Myrta S. Montal

Synthetic peptides and proteins as models for pore-forming structure of channel proteins.

Publisher Summary This chapter discusses a strategy to identify, in the primary structure of channel proteins, segments that determine the functional characteristics of the protein. Amphipathic α-helical segments are identified in the primary structure using secondary structure prediction algorithms. Segments are selected based on sequence similarity between members of a superfamily of channel proteins. Synthesis of the four-helix bundle protein is accomplished by a two-step procedure: the template molecule is synthesized using orthogonal lysine side-chain protection followed by the simultaneous assembly of peptide blocks. Oligomeric clusters of amphipathic α-helices, whether self-assembled in the lipid bilayer or covalently attached to a template molecule in a four-helix bundle configuration, form ionic channels in bilayers. The evidence that fundamental pore properties may be reproduced within a bundle of α-helices representing selected sequences from the primary structure of a channel protein lends credence to the notion that a cluster of amphipathic α-helices constitutes a general pore-forming motif for channel proteins.

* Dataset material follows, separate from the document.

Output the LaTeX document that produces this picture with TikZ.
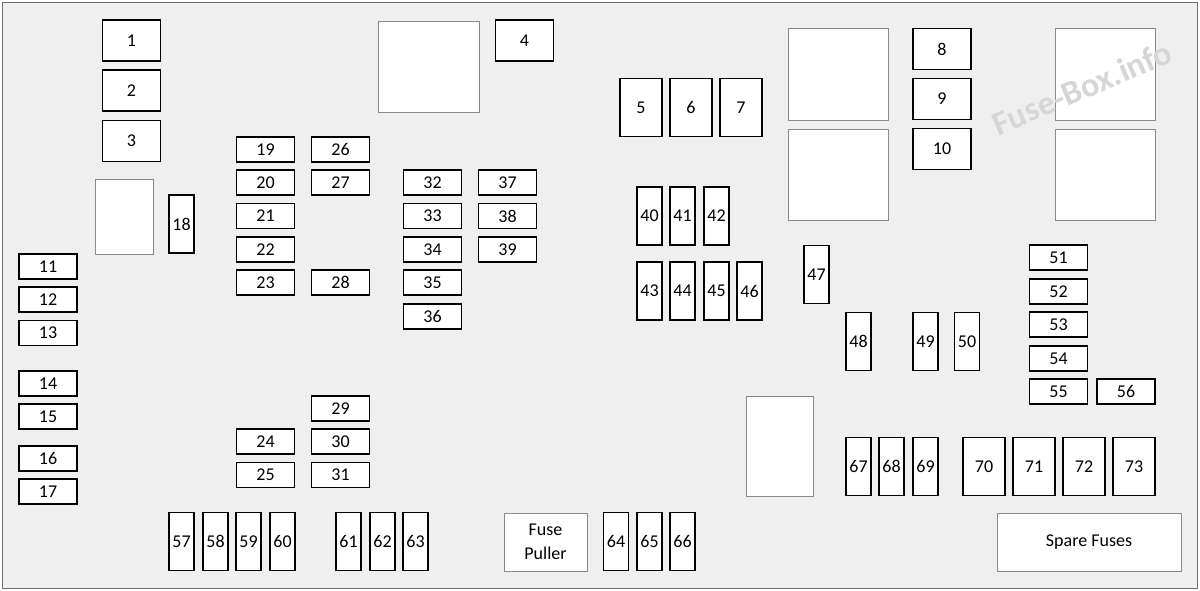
\documentclass[tikz,border=0pt]{standalone}
\usepackage{fontspec}
\setmainfont{Carlito}
\usepackage{tikz}

\definecolor{boxbg}{HTML}{EFEFEF}
\definecolor{frameline}{HTML}{6E6E6E}
\definecolor{blankline}{HTML}{8A8A8A}
\newcommand{\lab}{\fontsize{18}{24}\selectfont}
\newcommand{\wmfont}{\fontsize{34}{34}\selectfont\bfseries}

\tikzset{
  fuse/.style={draw=black, line width=1.2pt, fill=white, inner sep=0pt, font=\lab},
  hfuse/.style={fuse, minimum width=58pt, minimum height=25pt},
  vfuse/.style={fuse, minimum width=25pt, minimum height=58pt},
  mfuse/.style={fuse, minimum width=58pt, minimum height=41pt},
  jfuse/.style={fuse, minimum width=42pt, minimum height=58pt},
  blank/.style={draw=blankline, line width=0.9pt, fill=white, inner sep=0pt, font=\lab, align=center}
}

\begin{document}
\begin{tikzpicture}[x=1pt,y=-1pt]
\useasboundingbox (0,0) rectangle (1200,591);
\draw[draw=frameline, line width=1pt, fill=boxbg] (2,3) rectangle (1197,588);
% relays and empty cavities
\node[blank, minimum width=58pt, minimum height=75pt] (relA) at (124,216.5) {};
\node[blank, minimum width=101pt, minimum height=91pt] (relB) at (428.5,66.5) {};
\node[blank, minimum width=100pt, minimum height=92pt] (relC) at (838,74) {};
\node[blank, minimum width=100pt, minimum height=91pt] (relD) at (838,174.5) {};
\node[blank, minimum width=100pt, minimum height=92pt] (relE) at (1105,74) {};
\node[blank, minimum width=100pt, minimum height=91pt] (relF) at (1105,174.5) {};
\node[blank, minimum width=67pt, minimum height=100pt] (relG) at (779.5,446) {};
\node[blank, minimum width=83pt, minimum height=58pt] (puller) at (545.5,542) {Fuse\\Puller};
\node[blank, minimum width=184pt, minimum height=58pt] (spare) at (1089,542) {Spare Fuses};
% large fuses
\node[mfuse] (f1) at (131.5,40.5) {1};
\node[mfuse] (f2) at (131.5,90.5) {2};
\node[mfuse] (f3) at (131.5,141) {3};
\node[mfuse] (f4) at (524.5,40.5) {4};
\node[jfuse] (f5) at (641,107.5) {5};
\node[jfuse] (f6) at (691,107.5) {6};
\node[jfuse] (f7) at (741,107.5) {7};
\node[mfuse] (f8) at (942,49) {8};
\node[mfuse] (f9) at (942,99) {9};
\node[mfuse] (f10) at (942,149) {10};
% left column
\node[hfuse] (f11) at (48,266.5) {11};
\node[hfuse] (f12) at (48,299.5) {12};
\node[hfuse] (f13) at (48,333) {13};
\node[hfuse] (f14) at (48,383.5) {14};
\node[hfuse] (f15) at (48,416.5) {15};
\node[hfuse] (f16) at (48,458.5) {16};
\node[hfuse] (f17) at (48,491.5) {17};
\node[vfuse] (f18) at (181.5,224) {18};
% mini fuses, left block
\node[hfuse] (f19) at (265.5,149.5) {19};
\node[hfuse] (f20) at (265.5,182.5) {20};
\node[hfuse] (f21) at (265.5,216) {21};
\node[hfuse] (f22) at (265.5,249.5) {22};
\node[hfuse] (f23) at (265.5,282.5) {23};
\node[hfuse] (f24) at (265.5,441.5) {24};
\node[hfuse] (f25) at (265.5,475) {25};
\node[hfuse] (f26) at (340.5,149.5) {26};
\node[hfuse] (f27) at (340.5,182.5) {27};
\node[hfuse] (f28) at (340.5,282.5) {28};
\node[hfuse] (f29) at (340.5,408.5) {29};
\node[hfuse] (f30) at (340.5,441.5) {30};
\node[hfuse] (f31) at (340.5,475) {31};
\node[hfuse] (f32) at (432.5,182.5) {32};
\node[hfuse] (f33) at (432.5,216) {33};
\node[hfuse] (f34) at (432.5,249.5) {34};
\node[hfuse] (f35) at (432.5,282.5) {35};
\node[hfuse] (f36) at (432.5,316.5) {36};
\node[hfuse] (f37) at (507.5,182.5) {37};
\node[hfuse] (f38) at (507.5,216) {38};
\node[hfuse] (f39) at (507.5,249.5) {39};
% mini fuses, middle block
\node[vfuse] (f40) at (649.5,216) {40};
\node[vfuse] (f41) at (682.5,216) {41};
\node[vfuse] (f42) at (716.5,216) {42};
\node[vfuse] (f43) at (649.5,291) {43};
\node[vfuse] (f44) at (682.5,291) {44};
\node[vfuse] (f45) at (716.5,291) {45};
\node[vfuse] (f46) at (749.5,291) {46};
\node[vfuse] (f47) at (816.5,274.5) {47};
\node[vfuse] (f48) at (858.5,341.5) {48};
\node[vfuse] (f49) at (925.5,341.5) {49};
\node[vfuse] (f50) at (967,341.5) {50};
% right column
\node[hfuse] (f51) at (1058.5,257.5) {51};
\node[hfuse] (f52) at (1058.5,291.5) {52};
\node[hfuse] (f53) at (1058.5,324.5) {53};
\node[hfuse] (f54) at (1058.5,358.5) {54};
\node[hfuse] (f55) at (1058.5,391.5) {55};
\node[hfuse] (f56) at (1126,391.5) {56};
% bottom row
\node[vfuse] (f57) at (181.5,541.5) {57};
\node[vfuse] (f58) at (215.5,541.5) {58};
\node[vfuse] (f59) at (248.5,541.5) {59};
\node[vfuse] (f60) at (282.5,541.5) {60};
\node[vfuse] (f61) at (348.5,541.5) {61};
\node[vfuse] (f62) at (382.5,541.5) {62};
\node[vfuse] (f63) at (415.5,541.5) {63};
\node[vfuse] (f64) at (616,541.5) {64};
\node[vfuse] (f65) at (649.5,541.5) {65};
\node[vfuse] (f66) at (682.5,541.5) {66};
\node[vfuse] (f67) at (858.5,466.5) {67};
\node[vfuse] (f68) at (891.5,466.5) {68};
\node[vfuse] (f69) at (925.5,466.5) {69};
\node[jfuse] (f70) at (984,466.5) {70};
\node[jfuse] (f71) at (1034,466.5) {71};
\node[jfuse] (f72) at (1084,466.5) {72};
\node[jfuse] (f73) at (1134,466.5) {73};
% watermark
\node[rotate=23, text=black!16, font=\wmfont] (wmark) at (1082,88) {Fuse-Box.info};
\end{tikzpicture}
\end{document}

CHANNEL PROTEINS: FROM ANATOMY TO DESIGN

The precise mechanisms of action of channel proteins have not been delineated; accordingly, we aim to identify principles that define the biological design of channel proteins, to realize the molecular design of a pore forming structure, and to use it towards understanding the molecular basis of ionic selectivity and channel blockade. As a first step towards the design of channel proteins, we set out to model only the inner pore-forming element. This endeavor has suggested a molecular blueprint for the pore-forming structure of channel proteins: a bundle of amphipathic a-helices that cluster together to generate a central hydrophilic channel. The pore-forming structures are engineered from functional modules that represent the amino acid sequence of authentic proteins and refined to accommodate specific functional characteristics. The strength of the strategy is that the design can be realized and the validity of the proposed structural motif evaluated experimentally. Accordingly, four-helix bundle proteins that span the lipid bilayer and provide binding sites for permeant ions and for specific channel modulators have been generated; these synthetic channel proteins mimic properties of corresponding authentic proteins. Since high resolution structural information is not yet available, the uniqueness and significance of this approach is evident: the ability to produce proteins with predicted functional attributes by emulating the authentic sequences affords, for the first time, clues to the biological design of channel proteins. The emergence of the structure model integrated with the benefits of chemical synthesis provides, a means to evaluate sites of action for channel modifiers and may facilitate the conceptual design of channel blocking drugs.